Cannibales

Critique théâtre: Cannibales à l’Espace go

Pour pleinement apprécier sept Français qui, pendant 1h40, déblatèrent sur les enjeux politiques et sociaux de la France, leur vision du monde moderne et leur désillusion face au capitalisme de notre société, il faut soit être un Français engagé, soit être bien préparé mentalement et avoir son guide du langage des cousins à la main. C’est un avertissement qui aurait dû être donné par la troupe de la Compagnie Rictus avant la représentation de la pièce Cannibales, présentée à l’Espace go jusqu’au 7 avril 2012.

Le texte de Ronan Chéneau est souvent brillant. Les images qui se créent devant nous sont maintes fois poétiques et vibrantes. Les acteurs, cohérents et vrais. On rigole même, d’un humour intelligent comme on retrouve trop peu souvent. Mais…

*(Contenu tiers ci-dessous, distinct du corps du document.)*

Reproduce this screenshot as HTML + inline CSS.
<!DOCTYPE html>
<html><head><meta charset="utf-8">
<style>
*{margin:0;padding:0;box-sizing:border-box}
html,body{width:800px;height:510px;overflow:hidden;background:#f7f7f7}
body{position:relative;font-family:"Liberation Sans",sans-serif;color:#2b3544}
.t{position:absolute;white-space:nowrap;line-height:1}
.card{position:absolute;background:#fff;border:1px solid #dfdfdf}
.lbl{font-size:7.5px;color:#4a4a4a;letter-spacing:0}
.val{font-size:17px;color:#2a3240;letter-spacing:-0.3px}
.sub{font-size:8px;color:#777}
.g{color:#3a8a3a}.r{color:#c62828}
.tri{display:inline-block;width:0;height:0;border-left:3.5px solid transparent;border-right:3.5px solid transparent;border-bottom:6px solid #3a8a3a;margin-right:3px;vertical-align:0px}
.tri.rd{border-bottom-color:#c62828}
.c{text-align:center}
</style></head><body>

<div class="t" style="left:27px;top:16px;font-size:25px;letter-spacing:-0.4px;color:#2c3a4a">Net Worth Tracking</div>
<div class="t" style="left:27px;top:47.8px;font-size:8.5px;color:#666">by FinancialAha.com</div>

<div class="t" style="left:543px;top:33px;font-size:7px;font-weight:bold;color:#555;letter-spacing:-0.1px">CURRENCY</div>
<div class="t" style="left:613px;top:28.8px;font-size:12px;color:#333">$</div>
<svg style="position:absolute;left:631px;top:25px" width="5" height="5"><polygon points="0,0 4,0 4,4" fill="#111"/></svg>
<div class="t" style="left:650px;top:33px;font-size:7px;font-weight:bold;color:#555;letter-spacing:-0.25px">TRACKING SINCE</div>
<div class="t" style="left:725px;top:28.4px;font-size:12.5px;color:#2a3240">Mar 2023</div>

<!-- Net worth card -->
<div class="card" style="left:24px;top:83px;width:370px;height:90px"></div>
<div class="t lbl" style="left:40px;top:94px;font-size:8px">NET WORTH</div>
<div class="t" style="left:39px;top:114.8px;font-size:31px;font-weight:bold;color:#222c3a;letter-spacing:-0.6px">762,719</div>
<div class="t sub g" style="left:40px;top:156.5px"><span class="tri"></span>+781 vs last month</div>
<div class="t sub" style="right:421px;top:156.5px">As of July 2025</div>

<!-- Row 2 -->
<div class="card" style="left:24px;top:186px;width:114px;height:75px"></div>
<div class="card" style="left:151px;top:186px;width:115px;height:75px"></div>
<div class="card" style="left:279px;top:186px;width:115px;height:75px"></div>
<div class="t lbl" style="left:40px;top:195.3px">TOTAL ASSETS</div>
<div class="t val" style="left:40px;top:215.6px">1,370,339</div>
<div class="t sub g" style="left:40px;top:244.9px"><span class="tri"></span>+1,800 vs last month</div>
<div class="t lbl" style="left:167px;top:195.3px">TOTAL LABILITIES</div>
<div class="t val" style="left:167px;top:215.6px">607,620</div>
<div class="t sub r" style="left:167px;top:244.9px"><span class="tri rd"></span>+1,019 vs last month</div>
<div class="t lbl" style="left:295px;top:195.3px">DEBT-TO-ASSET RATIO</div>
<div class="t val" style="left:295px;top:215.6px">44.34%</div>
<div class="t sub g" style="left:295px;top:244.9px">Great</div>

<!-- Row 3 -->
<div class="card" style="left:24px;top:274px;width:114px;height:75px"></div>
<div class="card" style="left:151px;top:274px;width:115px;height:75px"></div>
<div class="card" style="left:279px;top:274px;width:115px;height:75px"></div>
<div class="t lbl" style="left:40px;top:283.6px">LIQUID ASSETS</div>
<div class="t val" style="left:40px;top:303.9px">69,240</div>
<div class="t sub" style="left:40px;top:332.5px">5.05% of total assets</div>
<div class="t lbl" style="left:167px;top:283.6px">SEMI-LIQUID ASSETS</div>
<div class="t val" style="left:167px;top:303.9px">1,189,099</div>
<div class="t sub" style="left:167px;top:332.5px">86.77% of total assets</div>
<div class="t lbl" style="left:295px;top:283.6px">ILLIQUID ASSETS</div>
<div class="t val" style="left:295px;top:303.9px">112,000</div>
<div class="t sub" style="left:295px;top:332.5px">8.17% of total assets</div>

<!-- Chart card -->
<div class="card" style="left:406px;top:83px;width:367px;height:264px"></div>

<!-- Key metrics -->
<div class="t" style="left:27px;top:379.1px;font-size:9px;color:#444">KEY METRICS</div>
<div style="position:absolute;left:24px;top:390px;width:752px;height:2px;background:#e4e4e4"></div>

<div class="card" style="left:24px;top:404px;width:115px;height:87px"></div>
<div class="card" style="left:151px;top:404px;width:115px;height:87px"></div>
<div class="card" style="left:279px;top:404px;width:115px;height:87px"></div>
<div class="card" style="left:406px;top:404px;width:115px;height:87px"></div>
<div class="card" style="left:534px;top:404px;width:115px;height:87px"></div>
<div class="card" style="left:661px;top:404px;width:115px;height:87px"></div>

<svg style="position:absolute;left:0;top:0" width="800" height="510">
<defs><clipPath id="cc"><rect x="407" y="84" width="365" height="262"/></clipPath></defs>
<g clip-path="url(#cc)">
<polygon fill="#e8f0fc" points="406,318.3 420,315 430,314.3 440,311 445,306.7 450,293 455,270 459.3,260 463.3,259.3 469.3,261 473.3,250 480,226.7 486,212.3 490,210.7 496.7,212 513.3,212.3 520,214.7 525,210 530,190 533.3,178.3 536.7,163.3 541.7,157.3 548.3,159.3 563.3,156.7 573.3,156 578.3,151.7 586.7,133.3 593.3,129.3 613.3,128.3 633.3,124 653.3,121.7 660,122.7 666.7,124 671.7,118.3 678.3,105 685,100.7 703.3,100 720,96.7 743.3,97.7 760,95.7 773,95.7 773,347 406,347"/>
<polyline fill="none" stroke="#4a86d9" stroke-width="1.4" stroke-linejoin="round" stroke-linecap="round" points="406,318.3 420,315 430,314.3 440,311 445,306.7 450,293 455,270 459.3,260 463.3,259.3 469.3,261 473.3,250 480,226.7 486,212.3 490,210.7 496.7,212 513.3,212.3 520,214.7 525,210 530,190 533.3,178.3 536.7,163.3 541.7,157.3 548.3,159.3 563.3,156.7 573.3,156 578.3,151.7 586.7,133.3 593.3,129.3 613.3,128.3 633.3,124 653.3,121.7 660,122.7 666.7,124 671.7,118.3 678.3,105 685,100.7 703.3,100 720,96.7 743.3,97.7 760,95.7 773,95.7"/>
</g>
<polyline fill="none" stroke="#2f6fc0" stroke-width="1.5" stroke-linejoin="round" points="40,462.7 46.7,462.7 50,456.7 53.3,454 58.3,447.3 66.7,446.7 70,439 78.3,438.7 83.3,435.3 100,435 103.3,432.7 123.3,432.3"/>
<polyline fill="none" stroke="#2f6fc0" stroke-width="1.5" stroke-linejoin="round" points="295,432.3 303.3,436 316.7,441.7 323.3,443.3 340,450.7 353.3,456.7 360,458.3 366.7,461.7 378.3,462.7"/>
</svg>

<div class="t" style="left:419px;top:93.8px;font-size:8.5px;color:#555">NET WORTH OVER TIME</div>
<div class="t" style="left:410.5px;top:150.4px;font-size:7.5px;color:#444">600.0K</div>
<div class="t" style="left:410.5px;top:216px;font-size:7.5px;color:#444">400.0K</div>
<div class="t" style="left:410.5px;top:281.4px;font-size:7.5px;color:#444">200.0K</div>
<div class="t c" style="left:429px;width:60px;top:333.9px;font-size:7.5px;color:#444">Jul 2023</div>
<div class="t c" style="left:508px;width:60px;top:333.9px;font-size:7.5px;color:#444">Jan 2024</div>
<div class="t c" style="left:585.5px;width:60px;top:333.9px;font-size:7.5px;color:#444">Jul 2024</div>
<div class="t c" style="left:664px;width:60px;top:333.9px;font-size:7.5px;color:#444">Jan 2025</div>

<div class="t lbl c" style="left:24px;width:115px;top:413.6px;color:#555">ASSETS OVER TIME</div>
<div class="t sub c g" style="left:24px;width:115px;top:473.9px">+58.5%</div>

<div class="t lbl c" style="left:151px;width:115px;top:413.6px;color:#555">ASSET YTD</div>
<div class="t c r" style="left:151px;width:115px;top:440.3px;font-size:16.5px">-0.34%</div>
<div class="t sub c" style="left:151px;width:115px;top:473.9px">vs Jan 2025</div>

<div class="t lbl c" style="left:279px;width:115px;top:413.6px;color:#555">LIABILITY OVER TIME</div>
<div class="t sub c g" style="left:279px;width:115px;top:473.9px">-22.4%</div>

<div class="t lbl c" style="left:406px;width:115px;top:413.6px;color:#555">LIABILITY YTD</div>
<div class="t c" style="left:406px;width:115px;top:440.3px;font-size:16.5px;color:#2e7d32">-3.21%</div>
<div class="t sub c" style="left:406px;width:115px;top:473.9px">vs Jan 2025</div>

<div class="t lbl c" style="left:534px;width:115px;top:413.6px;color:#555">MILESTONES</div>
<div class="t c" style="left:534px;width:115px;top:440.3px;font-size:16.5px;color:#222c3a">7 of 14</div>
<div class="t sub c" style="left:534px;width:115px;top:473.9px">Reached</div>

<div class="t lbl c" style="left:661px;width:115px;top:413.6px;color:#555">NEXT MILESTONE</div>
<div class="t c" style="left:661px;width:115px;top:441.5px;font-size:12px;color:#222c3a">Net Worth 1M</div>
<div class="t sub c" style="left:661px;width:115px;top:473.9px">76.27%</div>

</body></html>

Parce qu’il y a un mais. Cannibales est présenté comme une multitude de tableaux qui se croisent et se superposent, comme des dizaines de petites scènes qui, séparément, sont souvent délicieuses, mais mises ensemble, forment une espèce de longue pièce un peu interminable et répétitive.

L’histoire : un couple décide de commettre l’irréparable en s’immolant avec un bidon d’essence, en plein cœur de leur loft parisien. Puis, on revit leur vie, leur rencontre, leur discussion, dans une espèce de cabaret rétrospectif où cinq autres personnes viennent s’y mêler, sans qu’on ne comprenne jamais vraiment s’il y a un lien entre eux ou non.

 

Quand amour, questionnement social et acrobaties se mêlent

S’entrecoupe, dans cette histoire d’amour passionnel, des questionnements de vie, des récapitulatifs politico-social des 30 dernières années, des poèmes, des acrobaties, des projections vidéos, des discours sur la désillusion, un brin moralisateur, des corps à moitié nus qui se frôlent et se touchent, des rires, des cris, de la musique, et Spiderman. Oui, Spiderman.

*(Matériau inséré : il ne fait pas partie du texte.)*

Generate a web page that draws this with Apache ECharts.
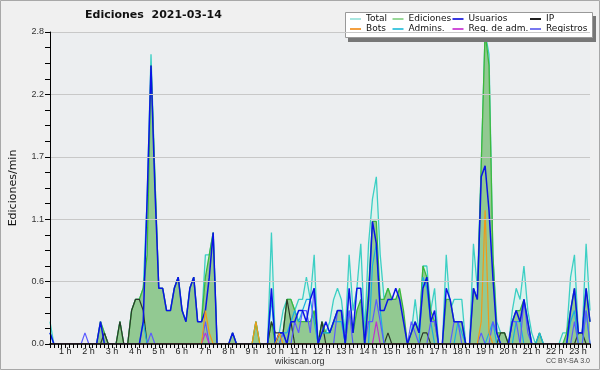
<!DOCTYPE html>
<html>
<head>
<meta charset="utf-8">
<script src="https://cdn.jsdelivr.net/npm/echarts@6/dist/echarts.min.js"></script>
<style>
html,body{margin:0;padding:0;background:#f0f0f0;}
#c{width:600px;height:370px;}
</style>
</head>
<body>
<div id="c"></div>
<script>
// 10-minute buckets from 00:00 (140 points)
const hourLabels = ['1 h','2 h','3 h','4 h','5 h','6 h','7 h','8 h','9 h','10 h','11 h','12 h','13 h','14 h','15 h','16 h','17 h','18 h','19 h','20 h','21 h','22 h','23 h'];

const total = [
 .2,0,0,0,0,0,  0,0,0,0,0,0,  0,.2,.1,0,0,0,  .2,0,0,.3,.4,.4,
 .5,1.3,2.6,1.5,.5,.5,  .3,.3,.5,.6,.3,.2,  .5,.6,.2,.2,.8,.8,  1.0,0,0,0,0,.1,
 0,0,0,0,0,.2,  0,0,0,1.0,0,.1,  .3,.4,.4,.3,.4,.4,  .6,.4,.8,0,.2,.1,
 .2,.4,.5,.4,.1,.8,  .3,.5,.9,.1,.9,1.3,  1.5,.8,.4,.5,.4,.4,  .4,.2,0,.1,.4,.1,
 .7,.7,.3,.5,0,0,  .8,.3,.4,.4,.4,0,  0,.9,.5,1.6,2.8,2.6,  .8,.2,.1,.1,0,.3,
 .5,.4,.7,.3,.1,0,  .1,0,0,0,0,0,  .1,.1,.6,.8,.1,.1,  .9,.3
];
const ediciones = [
 0,0,0,0,0,0,  0,0,0,0,0,0,  0,.2,.1,0,0,0,  .2,0,0,.3,.4,.4,
 .5,.8,2.5,1.5,.5,.5,  .3,.3,.5,.6,.3,.2,  .5,.6,.2,.2,.6,.8,  1.0,0,0,0,0,.1,
 0,0,0,0,0,.2,  0,0,0,.2,0,.1,  .1,.4,.4,.3,.2,.2,  .2,.2,.3,0,.2,.1,
 .1,.2,.3,.3,0,.3,  .1,.3,.4,0,.5,1.1,  1.1,.4,.4,.5,.4,.4,  .5,.3,0,.1,.2,.1,
 .7,.6,.3,.2,0,0,  .4,.4,.2,.2,.2,0,  0,.5,.4,1.6,2.8,2.5,  .8,.1,.1,.1,0,.2,
 .3,.3,.4,.2,0,0,  .1,0,0,0,0,0,  0,.1,.3,.5,.1,.1,  .5,.2
];
const usuarios = [
 .1,0,0,0,0,0,  0,0,0,0,0,0,  0,.2,0,0,0,0,  0,0,0,0,0,0,
 .2,1.3,2.5,1.4,.5,.5,  .3,.3,.5,.6,.3,.2,  .5,.6,.2,.2,.3,.6,  1.0,0,0,0,0,.1,
 0,0,0,0,0,0,  0,0,0,.5,0,.1,  .1,0,.2,.2,.3,.3,  .2,.4,.5,0,.1,.2,
 .1,.2,.3,.3,0,.5,  .1,.5,.5,0,.4,1.1,  .9,.3,.3,.4,.4,.5,  .4,.2,0,.1,.2,.1,
 .5,.6,.2,.3,0,0,  .5,.4,.2,.2,.2,0,  0,.5,.4,1.5,1.6,1.2,  .6,.1,0,0,0,.2,
 .3,.2,.4,.2,0,0,  0,0,0,0,0,0,  0,0,.3,.5,.1,.1,  .5,.2
];
const ip = [
 0,0,0,0,0,0,  0,0,0,0,0,0,  0,0,.1,0,0,0,  .2,0,0,.3,.4,.4,
 .3,0,0,0,0,0,  0,0,0,0,0,0,  0,0,0,0,0,0,  0,0,0,0,0,0,
 0,0,0,0,0,0,  0,0,0,.2,.1,.1,  .1,.4,.2,0,0,0,  0,0,0,0,.2,0,
 0,0,0,0,0,0,  0,0,0,0,0,0,  0,0,0,.1,0,0,  0,0,0,0,0,0,
 .1,.1,0,0,0,0,  0,0,0,0,0,0,  0,0,0,0,0,0,  0,0,.1,.1,0,0,
 0,0,0,0,0,0,  0,0,0,0,0,0,  0,0,0,0,.1,.1,  0,0
];
const bots = [
 0,0,0,0,0,0,  0,0,0,0,0,0,  0,0,0,0,0,0,  0,0,0,0,0,0,
 0,0,0,0,0,0,  0,0,0,0,0,0,  0,0,0,0,.3,.1,  0,0,0,0,0,0,
 0,0,0,0,0,.2,  0,0,0,0,0,.1,  0,0,0,0,0,0,  0,0,0,0,0,0,
 0,0,0,0,0,0,  0,0,0,0,0,0,  0,0,0,0,0,0,  0,0,0,0,0,0,
 0,0,0,0,0,0,  0,0,0,0,0,0,  0,0,0,.2,1.2,.1,  0,0,0,0,0,0,
 0,0,0,0,0,0,  0,0,0,0,0,0,  0,0,0,0,0,0,  0,0
];
const admins = [
 .1,0,0,0,0,0,  0,0,0,0,0,0,  0,0,0,0,0,0,  0,0,0,0,0,0,
 .2,0,0,0,0,0,  0,0,0,0,0,0,  0,0,0,0,0,0,  0,0,0,0,0,0,
 0,0,0,0,0,0,  0,0,0,.4,0,0,  .1,.1,.2,.3,.2,.3,  .4,.4,.2,0,.1,.1,
 .1,.2,.2,.2,0,0,  0,0,0,0,0,.7,  .9,.3,0,0,0,0,  0,0,0,0,0,0,
 .6,.5,.2,0,0,0,  0,0,0,.2,.1,0,  0,0,0,0,0,.1,  .2,0,0,0,0,0,
 .2,.2,0,0,0,0,  .1,0,0,0,0,0,  0,0,.2,.3,0,0,  .3,0
];
const regAdm = [
 0,0,0,0,0,0,  0,0,0,0,0,0,  0,0,0,0,0,0,  0,0,0,0,0,0,
 0,0,0,0,0,0,  0,0,0,0,0,0,  0,0,0,0,.1,0,  0,0,0,0,0,0,
 0,0,0,0,0,0,  0,0,0,0,0,0,  0,0,0,0,0,0,  0,0,0,0,0,0,
 0,0,0,0,0,0,  0,0,0,0,0,0,  .2,0,0,0,0,0,  0,0,0,0,0,0,
 0,0,0,0,0,0,  0,0,0,0,0,0,  0,0,0,0,0,0,  0,0,0,0,0,0,
 0,0,0,0,0,0,  0,0,0,0,0,0,  0,0,0,0,0,0,  0,0
];
const registros = [
 0,0,0,0,0,0,  0,0,0,.1,0,0,  0,0,0,0,0,0,  0,0,0,0,0,0,
 0,0,.1,0,0,0,  0,0,0,0,0,0,  0,0,0,0,.2,0,  0,0,0,0,0,0,
 0,0,0,0,0,0,  0,0,0,0,0,0,  .1,0,0,.2,.1,.3,  .3,.1,.5,0,0,0,
 0,0,.3,.3,0,.3,  0,0,0,0,.2,.2,  .4,.2,0,0,0,0,  0,0,0,.2,.1,0,
 0,0,.2,.2,0,0,  0,0,.2,.2,0,0,  0,0,0,.1,0,0,  .2,.1,0,0,0,.2,
 .2,0,.4,.1,0,0,  0,0,0,0,0,0,  0,0,0,.2,0,0,  .3,0
];

const times = [];
for (let i = 0; i < total.length; i++) {
  const h = Math.floor(i / 6), m = (i % 6) * 10;
  times.push((h < 10 ? '0' : '') + h + ':' + (m < 10 ? '0' : '') + m);
}

const narrow = "'Liberation Sans Narrow', 'Liberation Sans', sans-serif";
function line(name, data, color, width, z, area) {
  const s = {
    name, type: 'line', data, symbol: 'none', z,
    lineStyle: { color, width }, itemStyle: { color },
    emphasis: { disabled: true }, animation: false
  };
  if (area) s.areaStyle = { color: area, opacity: 1 };
  return s;
}
function legendCol(left, names, colors) {
  return {
    orient: 'vertical', left, top: 14, itemGap: 0, itemWidth: 11, itemHeight: 2,
    icon: 'rect', selectedMode: false, padding: 0, z: 10,
    textStyle: { fontFamily: 'DejaVu Sans', fontSize: 9, color: '#111', lineHeight: 10, padding: [0,0,0,0] },
    itemStyle: { borderWidth: 0 },
    data: names.map((n, k) => ({ name: n, itemStyle: { color: colors[k] } }))
  };
}

const chart = echarts.init(document.getElementById('c'), null, { renderer: 'canvas' });
chart.setOption({
  backgroundColor: '#f0f0f0',
  animation: false,
  title: {
    text: 'Ediciones  2021-03-14', left: 85, top: 10, padding: 0,
    textStyle: { fontFamily: 'DejaVu Sans', fontWeight: 'bold', fontSize: 11, color: '#111' }
  },
  graphic: [
    { type: 'rect', z: -10, silent: true, shape: { x: 0.5, y: 0.5, width: 599, height: 369 }, style: { fill: 'none', stroke: '#a8a8a8', lineWidth: 1 } },
    { type: 'rect', z: 5, silent: true, shape: { x: 348, y: 16, width: 248, height: 26 }, style: { fill: '#777' } },
    { type: 'rect', z: 6, silent: true, shape: { x: 345.5, y: 12.5, width: 247, height: 25 }, style: { fill: '#fff', stroke: '#999', lineWidth: 1 } },
    { type: 'text', z: 6, silent: true, left: 275, top: 357, style: { text: 'wikiscan.org', fontFamily: 'Liberation Sans', fontSize: 9, fill: '#333' } },
    { type: 'text', z: 6, silent: true, right: 10, top: 358, style: { text: 'CC BY-SA 3.0', fontFamily: narrow, fontSize: 7, fill: '#444' } }
  ],
  legend: [
    legendCol(350, ['Total', 'Bots'], ['#a8e6e0', '#f4a040']),
    legendCol(392.5, ['Ediciones', 'Admins.'], ['#98d898', '#48c8e0']),
    legendCol(452.5, ['Usuarios', 'Reg. de adm.'], ['#3838e0', '#d050d8']),
    legendCol(530, ['IP', 'Registros'], ['#202020', '#7878f0'])
  ],
  grid: { left: 46, right: 10, top: 32, bottom: 26, show: true, backgroundColor: '#eceef0', borderWidth: 0 },
  xAxis: {
    type: 'category', data: times, boundaryGap: false, z: 20,
    axisLine: { lineStyle: { color: '#000', width: 1.5 } },
    axisTick: { interval: 0, length: 4, lineStyle: { color: '#000', width: 1 } },
    axisLabel: {
      interval: (idx) => idx > 0 && idx % 6 === 0,
      formatter: (v, idx) => hourLabels[idx / 6 - 1],
      fontFamily: narrow, fontSize: 9, color: '#222', margin: 3, padding: [0, 16, 0, 0]
    },
    splitLine: { show: false }
  },
  yAxis: {
    type: 'value', min: 0, max: 2.8, interval: 0.56, z: 20,
    name: 'Ediciones/min', nameLocation: 'middle', nameGap: 31, nameRotate: 90,
    nameTextStyle: { fontFamily: 'DejaVu Sans', fontSize: 11, color: '#111' },
    axisLine: { show: true, lineStyle: { color: '#000', width: 1 } },
    axisTick: { show: true, length: 5, lineStyle: { color: '#000' } },
    minorTick: { show: true, splitNumber: 4, length: 5, lineStyle: { color: '#000' } },
    axisLabel: { formatter: (v) => v.toFixed(1), fontFamily: narrow, fontSize: 9, color: '#333', margin: 6 },
    splitLine: { show: true, lineStyle: { color: '#c8c8c8', width: 1 } }
  },
  series: [
    line('Total', total, '#3ccfc4', 1.3, 1, '#dcf2ee'),
    line('Ediciones', ediciones, '#3cb83c', 1.3, 2, '#92c992'),
    line('IP', ip, '#2a3a2a', 1.2, 3),
    line('Admins.', admins, '#1ab0e0', 1.2, 4),
    line('Registros', registros, '#5a5aff', 1.2, 5),
    line('Reg. de adm.', regAdm, '#c030d0', 1.2, 6),
    line('Usuarios', usuarios, '#0a14e6', 1.5, 7),
    line('Bots', bots, '#f09a18', 1.2, 8)
  ]
});
</script>
</body>
</html>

On s’y perd, et à force de se faire répéter le même discours pendant près de deux heures, on se tanne. Surtout que, par certain moment, ce discours est tellement rattaché à la société française qu’on nous perd complètement, avec des termes de formulaires administratifs et expressions sociales jamais utilisés au Québec.

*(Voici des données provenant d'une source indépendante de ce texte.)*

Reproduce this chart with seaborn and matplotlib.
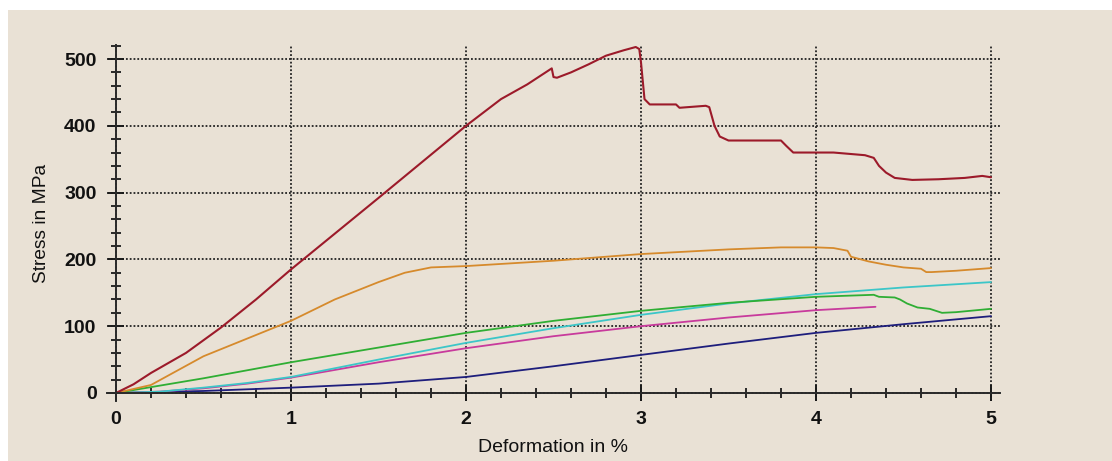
import matplotlib
matplotlib.use("Agg")
import matplotlib.pyplot as plt
import matplotlib.patches as mpatches
from matplotlib.ticker import MultipleLocator
import seaborn as sns

# ---------------- data ----------------
red_x = [0, 0.1, 0.2, 0.4, 0.6, 0.8, 1.0, 1.5, 2.0, 2.2, 2.35, 2.49, 2.5, 2.52, 2.6, 2.7,
         2.8, 2.9, 2.97, 2.99, 3.0, 3.02, 3.05, 3.2, 3.22, 3.37, 3.39, 3.42, 3.45, 3.5, 3.8,
         3.83, 3.87, 4.1, 4.28, 4.33, 4.36, 4.4, 4.45, 4.55, 4.7, 4.85, 4.95, 5.0]
red_y = [0, 13, 30, 60, 98, 140, 185, 292, 400, 440, 462, 486, 473, 472, 480, 492,
         505, 513, 518, 515, 495, 440, 432, 432, 427, 430, 428, 400, 384, 378, 378,
         370, 360, 360, 356, 352, 340, 330, 322, 319, 320, 322, 325, 323]

orange_x = [0, 0.2, 0.5, 1.0, 1.25, 1.5, 1.65, 1.8, 2.0, 2.5, 3.0, 3.5, 3.8, 4.0, 4.1,
            4.18, 4.2, 4.3, 4.4, 4.5, 4.6, 4.63, 4.66, 4.8, 5.0]
orange_y = [0, 12, 55, 108, 140, 166, 180, 188, 190, 198, 208, 215, 218, 218, 217,
            213, 204, 197, 192, 188, 186, 181, 181, 183, 187]

green_x = [0, 0.5, 1, 1.5, 2, 2.5, 3, 3.5, 4, 4.33, 4.36, 4.45, 4.48, 4.52, 4.58, 4.65,
           4.72, 4.8, 5.0]
green_y = [0, 22, 46, 68, 90, 108, 123, 135, 144, 147, 144, 143, 140, 134, 128, 126,
           120, 121, 126]

cyan_x = [0, 0.25, 0.5, 0.75, 1, 1.5, 2, 2.5, 3, 3.5, 4, 4.5, 5]
cyan_y = [0, 2, 8, 15, 24, 50, 75, 97, 117, 134, 148, 158, 166]

magenta_x = [0, 0.25, 0.5, 0.75, 1, 1.5, 2, 2.5, 3, 3.5, 4, 4.34]
magenta_y = [0, 2, 7, 14, 23, 46, 67, 85, 100, 113, 124, 129]

navy_x = [0, 0.5, 1, 1.5, 2, 2.5, 3, 3.5, 4, 4.5, 5]
navy_y = [0, 3, 8, 14, 24, 40, 57, 74, 90, 103, 115]

x_ticks = [0, 1, 2, 3, 4, 5]
y_ticks = [0, 100, 200, 300, 400, 500]
x_label = "Deformation in %"
y_label = "Stress in MPa"

# ---------------- style ----------------
BG = "#e9e1d5"
sns.set_style("ticks")
plt.rcParams["font.family"] = ["Liberation Sans", "DejaVu Sans"]

fig = plt.figure(figsize=(11.12, 4.61), dpi=100)
fig.patch.set_facecolor("white")
fig.add_artist(mpatches.Rectangle((8 / 1112, 0), 1, (461 - 10) / 461,
                                  transform=fig.transFigure, facecolor=BG,
                                  edgecolor="none", zorder=-10))

ax = fig.add_axes([107.25 / 1112, (461 - 401) / 461, 892.5 / 1112, 356 / 461])
ax.set_facecolor(BG)

series = [
    (navy_x, navy_y, "#1e1e7c", 1.3),
    (magenta_x, magenta_y, "#c83a9c", 1.3),
    (cyan_x, cyan_y, "#3cc6c8", 1.3),
    (green_x, green_y, "#2fae34", 1.3),
    (orange_x, orange_y, "#d68a2c", 1.3),
    (red_x, red_y, "#9c1a2a", 1.5),
]
for xs, ys, col, lw in series:
    sns.lineplot(x=xs, y=ys, color=col, linewidth=lw, sort=False,
                 estimator=None, ax=ax, zorder=3)

ax.set_xlim(-0.05, 5.05)
ax.set_ylim(-12, 521)

for s in ["top", "right"]:
    ax.spines[s].set_visible(False)
ax.spines["left"].set_position(("data", 0))
ax.spines["bottom"].set_position(("data", 0))
for s in ["left", "bottom"]:
    ax.spines[s].set_color("#2a2a2a")
    ax.spines[s].set_linewidth(1.4)
    ax.spines[s].set_zorder(4)

ax.set_xticks(x_ticks)
ax.set_yticks(y_ticks)
ax.xaxis.set_minor_locator(MultipleLocator(0.2))
ax.yaxis.set_minor_locator(MultipleLocator(20))

ax.tick_params(axis="both", which="major", direction="inout", length=12,
               width=1.4, color="#1a1a1a", labelsize=14)
ax.tick_params(axis="both", which="minor", direction="inout", length=7,
               width=1.3, color="#1a1a1a")
ax.tick_params(axis="x", which="major", pad=7)
ax.tick_params(axis="y", which="major", pad=8)
for lab in ax.get_xticklabels() + ax.get_yticklabels():
    lab.set_fontweight("bold")
    lab.set_color("#111111")

ax.grid(True, which="major", linestyle=(0, (1, 1.1)), color="#222222",
        linewidth=1.3, zorder=1)
ax.set_axisbelow(True)

ax.set_xlabel(x_label, fontsize=14, color="#111111", labelpad=8)
ax.set_ylabel(y_label, fontsize=13.8, color="#111111", labelpad=10)

fig.savefig("out.png", dpi=100, facecolor=fig.get_facecolor())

Ceci étant dit, comme mentionné plus haut, plusieurs « numéros » de la pièce méritent de forts applaudissements. On pense à cette déclaration d’amour faite par la comédienne Clarisse Texier, ou à ce monologue probablement titré « On se bouffe à Canne », interprété et lu avec une énergie et une montée stupéfiante par Yohann Allex. Ou encore, cette magnifique scène lorsque le couple est sous les draps et où Éric Fouchet tient une caméra à vision nocturne, nous dévoilant sensuellement et avec tendresse le corps de Séverine Ragaigne.

Bref, une pièce qui vaut la peine d’être vue pour certaines scènes, mais où l’ensemble devient lourd si on n’a jamais eu envie de scander des slogans et surtout, que l’on ne se soit jamais vraiment intéressé aux enjeux sociaux de la France… ou qu’on n’a simplement pas envie de se les faire répéter durant toute une soirée.